Very few visitors came this far down the beach. Only one couple tried to walk right past me into the closed area. It's funny how people - adult grown-up people - think you can't seem them if they don't look at you. As soon as I spoke to them, they turned around and walked back the way they'd come. One person wanted to know how to get to Sandy Point (get back in car and drive, it's 6 miles south - even if the beach was open you wouldn't be walking that far today). Another guy asked about green heads. People are always asking me about green heads. I guess sitting out there for hours getting eaten by them qualifies me as an expert.

Actually, I only got two green head bites, which is incredible considering the number of green heads that flew around me. I guess maybe Deep Woods Off does work.

I had plenty of time to watch the sanderlings and try to figure out how they coordinate their group movements. I think the cues must be visual, because they weren't calling much if at all but they were well synchronized running in and out of the water. Except for one. One sanderling consistently ran in the opposite direction from the other 57. It ended up some distance further south than the rest of the flock and then had to fly back up to join them.

  

Other than the sanderlings, there weren't a whole lot of birds around. Every once in awhile a gull or a cormorant would fly by, but no big flocks like there have been the last few times.

I felt a few drops of rain after I'd been there about two hours. At first I was kind of enjoying it, but then it started to pick up. I was just about to radio the gatehouse that I was getting wet and packing up when he radioed me that there were storm warnings in effect for Worcester County (not where we are) and the storms were expected to come this way. I packed up and hiked back over the dunes to my car.

swaleNow that the boundary is at parking lot 2, the walk to and from the car is a lot more difficult. The sand is really soft and the "road" isn't even close to flat. But the landscape is gorgeous.

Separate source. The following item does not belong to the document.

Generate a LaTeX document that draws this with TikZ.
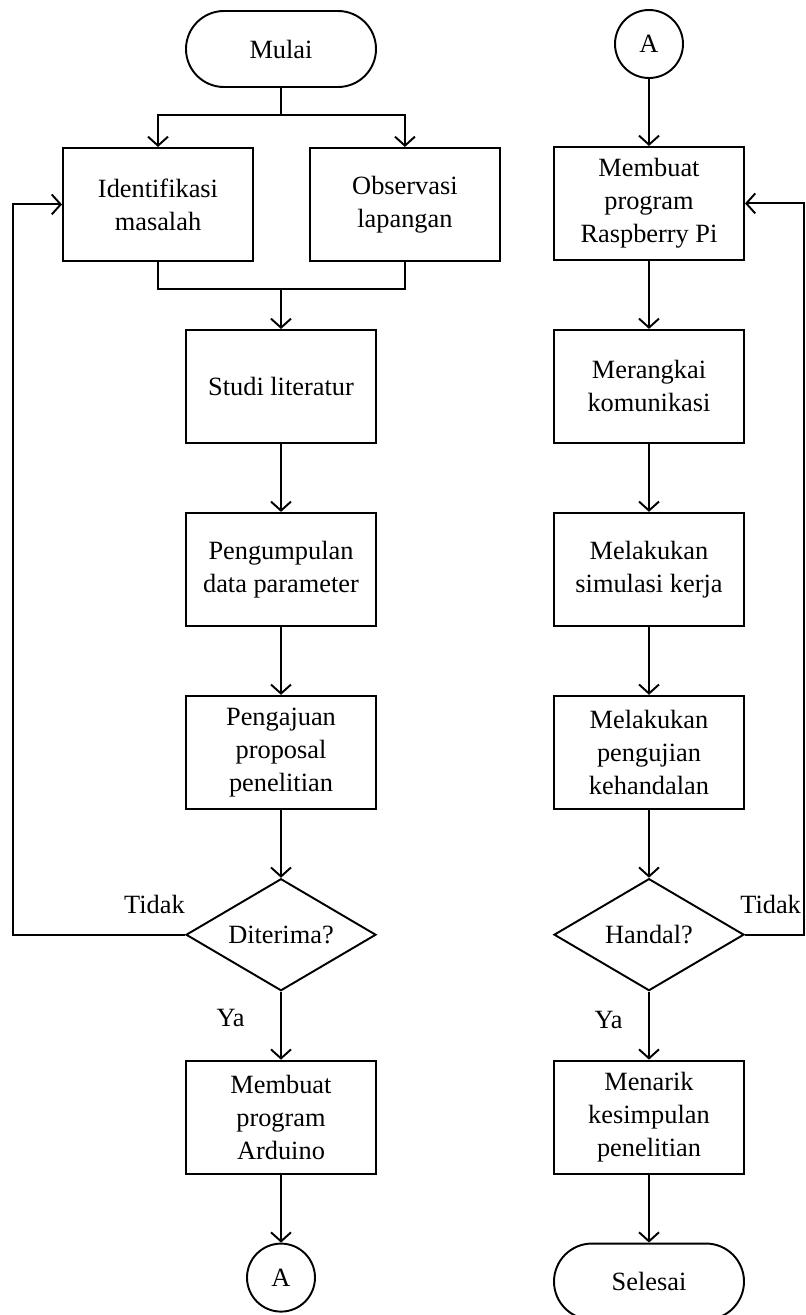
\documentclass[tikz,border=0pt]{standalone}
\usepackage{fontspec}
\setmainfont{Liberation Serif}
\usetikzlibrary{arrows.meta}
\usetikzlibrary{positioning,shapes,calc}
\tikzset{process/.style={rectangle,draw,line width=1.1pt,minimum width=3.8cm,minimum height=2.26cm,inner sep=2pt},
		terminal/.style={rectangle,rounded corners=0.76cm,draw,line width=1.1pt,minimum width=3.8cm,minimum height=1.52cm},
		decision/.style={diamond,aspect=1.7,draw,line width=1.1pt,minimum width=3.8cm,minimum height=2.24cm,inner sep=0pt},
		connector/.style={circle,draw,line width=1.1pt,minimum size=1.36cm,inner sep=0pt},
		flow/.style={line width=1.1pt},
		Dedge/.style={-{Straight Barb[length=1.8mm,width=4mm]},line width=1.1pt},
		edgeLabel/.style={inner sep=0pt},
		every node/.style={align=center,font=\fontsize{15}{18.8}\selectfont}}

\begin{document}
\begin{tikzpicture}[node distance=1.36cm]
				\useasboundingbox (0,0) rectangle (16.1,-26.3);
				%left column
				\node [terminal] (mulai) at (5.62,-0.98) {Mulai};
				\node [process] (idf) [below=1.18cm of mulai, xshift=-2.46cm] {Identifikasi\\masalah};
				\node [process] (obs) [right=1.1cm of idf] {Observasi\\lapangan};
				\node [process] (studi) [below=4.82cm of mulai] {Studi literatur};
				\node [process] (kumpul) [below=of studi] {Pengumpulan\\data parameter};
				\node [process] (ajuan) [below=of kumpul] {Pengajuan\\proposal\\penelitian};
				\node [decision] (diterima) [below=of ajuan] {Diterima?};
				\node [process] (arduino) [below=of diterima] {Membuat\\program\\Arduino};
				\node [connector] (connA1) [below=of arduino] {A};
				%right column
				\node [connector] (connA2) at (12.98,-0.88) {A};
				\node [process] (rasp) [below=1.34cm of connA2] {Membuat\\program\\Raspberry Pi};
				\node [process] (rangkai) [below=of rasp] {Merangkai\\komunikasi};
				\node [process] (simulasi) [below=of rangkai] {Melakukan\\simulasi kerja};
				\node [process] (uji) [below=of simulasi] {Melakukan\\pengujian\\kehandalan};
				\node [decision] (handal) [below=of uji] {Handal?};
				\node [process] (simpul) [below=of handal] {Menarik\\kesimpulan\\penelitian};
				\node [terminal] (selesai) [below=of simpul] {Selesai};
				%edges
				\coordinate [below=0.54cm of mulai] (split);
				\draw [flow] (mulai) -- (split);
				\draw [Dedge] (split) -| (idf.north);
				\draw [Dedge] (split) -| (obs.north);
				\draw [flow] (idf.south) -- ++(0,-0.54) coordinate (merge) -| (obs.south);
				\draw [Dedge] (merge -| studi.north) -- (studi.north);
				\draw [Dedge] (studi) -- (kumpul);
				\draw [Dedge] (kumpul) -- (ajuan);
				\draw [Dedge] (ajuan) -- (diterima);
				\draw [Dedge] (diterima) -- (arduino);
				\draw [Dedge] (arduino) -- (connA1);
				\draw [Dedge] (diterima.west) -- ++(-3.44,0) |- (idf.west);
				\draw [Dedge] (connA2) -- (rasp);
				\draw [Dedge] (rasp) -- (rangkai);
				\draw [Dedge] (rangkai) -- (simulasi);
				\draw [Dedge] (simulasi) -- (uji);
				\draw [Dedge] (uji) -- (handal);
				\draw [Dedge] (handal) -- (simpul);
				\draw [Dedge] (simpul) -- (selesai);
				\draw [Dedge] (handal.east) -- ++(1.18,0) |- (rasp.east);
				%labels
				\node [edgeLabel, anchor=base east] (tidakL) at ($(diterima.west)+(0,0.42)$) {Tidak};
				\node [edgeLabel, anchor=base east] (yaL) at ($(diterima.south)+(-0.72,-0.7)$) {Ya};
				\node [edgeLabel, anchor=base west] (tidakR) at ($(handal.east)+(-0.1,0.42)$) {Tidak};
				\node [edgeLabel, anchor=base east] (yaR) at ($(handal.south)+(-0.52,-0.74)$) {Ya};
			\end{tikzpicture}
\end{document}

As I left the beach, I stopped at the top of the dune and looked down on the plum bushes, rose bushes, and purple loosestrife and it struck me what a beautiful spot this is. I grabbed my camera out of my backpack and recorded the view. The rain was coming down pretty hard so the photo was kind of marginal, but it made good input for some Photoshop fooling around resulting in a kind of nice watercolor image (except I'm still not happy with the sky).